Yes, focusing small can sound too simple. Too unsexy.
But it's important to direct our gaze right down to our own amazing feet, to this place where we are standing, and to the next step.
That next step is our very best friend.
Because it's the one thing we can do right now that will take us in the right direction.
That's glamorous enough for me.
These three things—refilling our creative wells, monitoring our energy output, and focusing on the very next thing—can sound so basic, right?
But sustainability is a pretty humble thing, when you think about it. How's my intake? Where's my energy going? And how's my pace?
Drama comes when things crash and burn, when they skyrocket and then slam. I'm pretty okay with not having anymore of that kind of drama in my writing life.

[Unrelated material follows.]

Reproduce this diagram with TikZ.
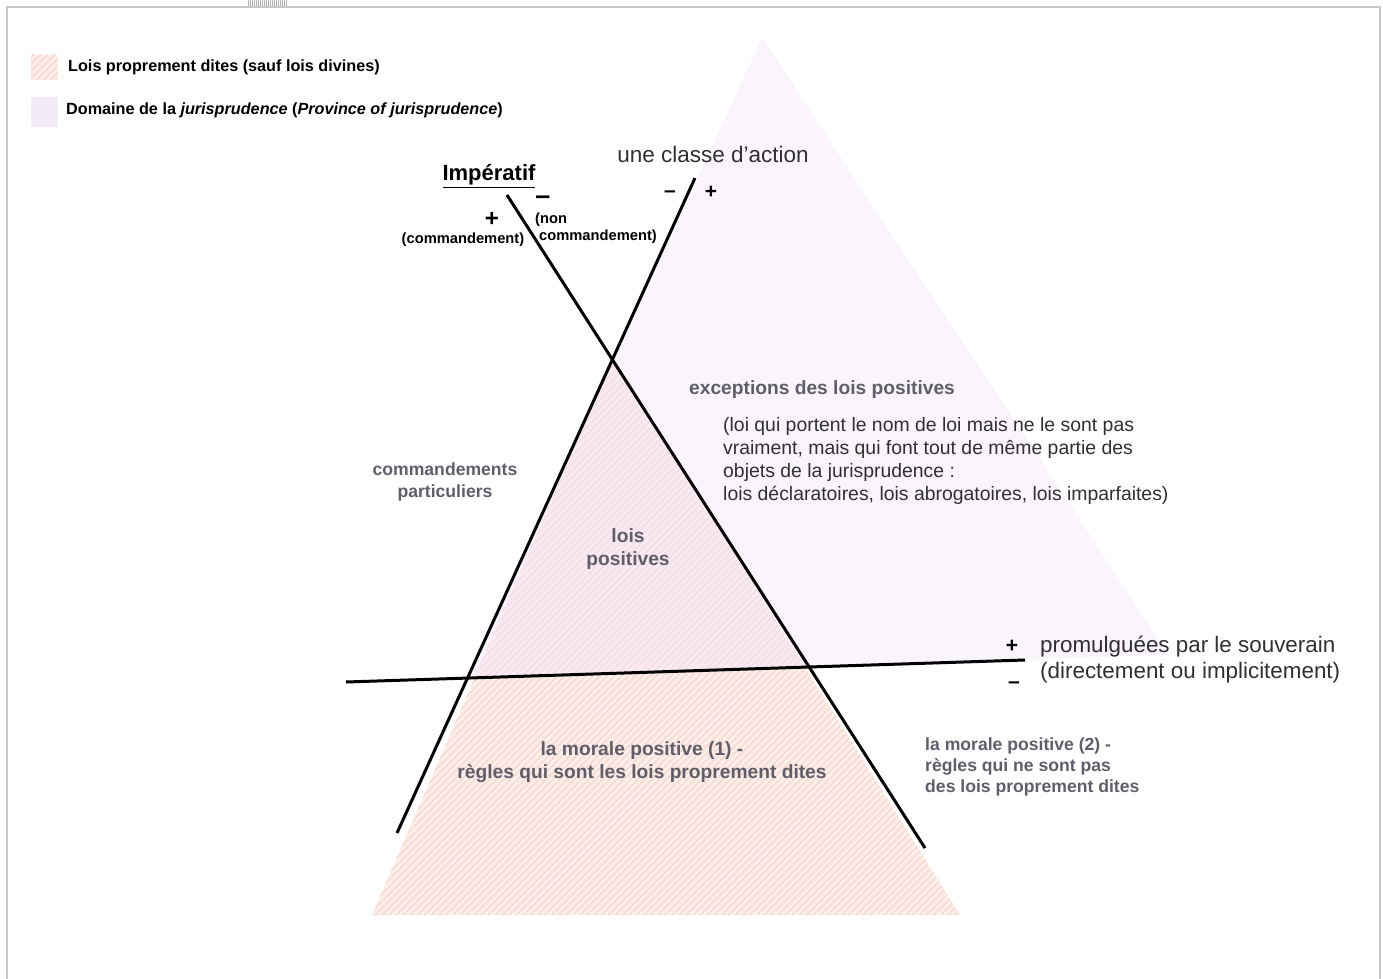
\documentclass[tikz,border=0pt]{standalone}
\usepackage{fontspec}
\setmainfont{Liberation Sans}
\usetikzlibrary{patterns.meta}

\definecolor{lavande}{RGB}{250,244,252}
\definecolor{lavandeleg}{RGB}{241,236,247}
\definecolor{rosehaut}{RGB}{250,234,242}
\definecolor{saumon}{RGB}{252,238,233}
\definecolor{raie}{RGB}{247,218,210}
\definecolor{raiehaut}{RGB}{246,222,232}
\definecolor{gristexte}{RGB}{96,94,106}
\definecolor{fonce}{RGB}{48,48,48}
\definecolor{cadre}{RGB}{200,200,200}

\newcommand{\corps}[2]{\fontsize{#1}{#2}\selectfont}

\tikzset{
  trait/.style={line width=3pt, black},
  hachure/.style={pattern={Lines[angle=45,distance=5pt,line width=1.5pt]}, pattern color=#1},
  legende/.style={anchor=west, inner sep=0pt, font=\corps{16.2}{19}\bfseries},
  petit/.style={inner sep=0pt, font=\corps{14.7}{17}\bfseries},
  signe/.style={inner sep=0pt, font=\corps{21}{24}\bfseries},
  gris/.style={inner sep=0pt, text=gristexte, font=\corps{19.2}{23}\bfseries},
  texte/.style={inner sep=0pt, text=fonce, font=\corps{19.4}{22.7}}
}

\begin{document}
\begin{tikzpicture}[x=1pt, y=-1pt]
\useasboundingbox (0,0) rectangle (1383,979);

% cadre
\draw[cadre, line width=1.5pt] (7,979) -- (7,7) -- (1380,7) -- (1380,979);
\fill[pattern={Lines[angle=90,distance=2pt,line width=0.6pt]}, pattern color=gray!60] (248,0) rectangle (287,6);

% les trois axes
\coordinate (impHaut) at (507,195);
\coordinate (impBas) at (925,848);
\coordinate (actHaut) at (695,178);
\coordinate (actBas) at (397,833);
\coordinate (promG) at (346,682);
\coordinate (promD) at (1025,660);
\coordinate (sommet) at (intersection of impHaut--impBas and actHaut--actBas);

% domaine de la jurisprudence
\fill[lavande] (762,38) -- (467,678) -- (1169,655) -- cycle;

% lois proprement dites
\fill[saumon] (sommet) -- (372,915) -- (960,915) -- cycle;
\fill[hachure=raie] (sommet) -- (372,915) -- (960,915) -- cycle;
\fill[rosehaut] (sommet) -- (474,678) -- (805,667) -- cycle;
\fill[hachure=raiehaut] (sommet) -- (474,678) -- (805,667) -- cycle;

\draw[trait] (impHaut) -- (impBas);
\draw[trait] (actHaut) -- (actBas);
\draw[trait] (promG) -- (promD);

% legende
\fill[saumon] (31,55) rectangle (58,80);
\fill[hachure=raie] (31,55) rectangle (58,80);
\node[legende] (legLois) at (68,67) {Lois proprement dites (sauf lois divines)};
\fill[lavandeleg] (31,97) rectangle (58,127);
\node[legende] (legDomaine) at (66,110) {Domaine de la \textit{jurisprudence} (\textit{Province of jurisprudence})};

% imperatif
\node[inner sep=0pt, font=\corps{22}{26}\bfseries] (imperatif) at (489,176) {\underline{Impératif}};
\node[signe, font=\corps{24}{28}\bfseries] (impPlus) at (492,219) {+};
\node[petit] (impOui) at (463,240) {(commandement)};
\node[signe, font=\corps{27}{30}\bfseries, text height=9pt, text depth=0pt] (impMoins) at (543,200) {–};
\node[petit, anchor=west] (impNon) at (535,220) {(non};
\node[petit] (impNonCmd) at (598,237) {commandement)};

% une classe d'action
\node[inner sep=0pt, text=fonce, font=\corps{22.5}{26}] (classe) at (713,154) {une classe d'action};
\node[signe] (actMoins) at (670,194) {–};
\node[signe] (actPlus) at (711,192) {+};

% promulguees
\node[signe] (promPlus) at (1012,646) {+};
\node[signe] (promMoins) at (1014,685) {–};
\node[texte, anchor=west, align=left, font=\corps{22.4}{26}] (promulguees) at (1040,660) {promulguées par le souverain\\(directement ou implicitement)};

% zones
\node[gris, anchor=west] (exceptions) at (689,390) {exceptions des lois positives};
\node[texte, anchor=west, align=left] (exceptionsDetail) at (723,461) {(loi qui portent le nom de loi mais ne le sont pas\\vraiment, mais qui font tout de même partie des\\objets de la jurisprudence :\\lois déclaratoires, lois abrogatoires, lois imparfaites)};
\node[gris, align=center, font=\corps{17.6}{22}\bfseries] (particuliers) at (445,482) {commandements\\particuliers};
\node[gris, align=center] (positives) at (628,549) {lois\\positives};
\node[gris, align=center] (morale1) at (642,762) {la morale positive (1) -\\règles qui sont les lois proprement dites};
\node[gris, anchor=west, align=left, font=\corps{17.6}{21}\bfseries] (morale2) at (925,767) {la morale positive (2) -\\règles qui ne sont pas\\des lois proprement dites};

\end{tikzpicture}
\end{document}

Steadiness and sustainability sound a lot more lovely.
And I think that the more we build strength around these three things, the more dependable our writing energy will be, and the more solid our writing becomes.
And that's the path that's going to take us to some mighty fine places, my friends!
So, where are you at, today?
Can you take a few minutes and do three things:
1. Jot down a quick list of small actions that "refill the well" for you. Simple, pleasant things.
2. Think about your current load of commitments. What's one thing that you could say no to? Get your energy back!
3. With your current work-in-progress, what's the very next small step you can do? I'm talking like a five-minute step. Very simple, very small.
4. Deep breath. And then: what happens if you then do that small simple step? And then do whatever you need to in order to step back from that commitment? And then take a little time to refill the well?
Let's invite sustainability in. Point it to the best seat in the house and hand it a drink. Because this is something that we want to keep around for a long, long time.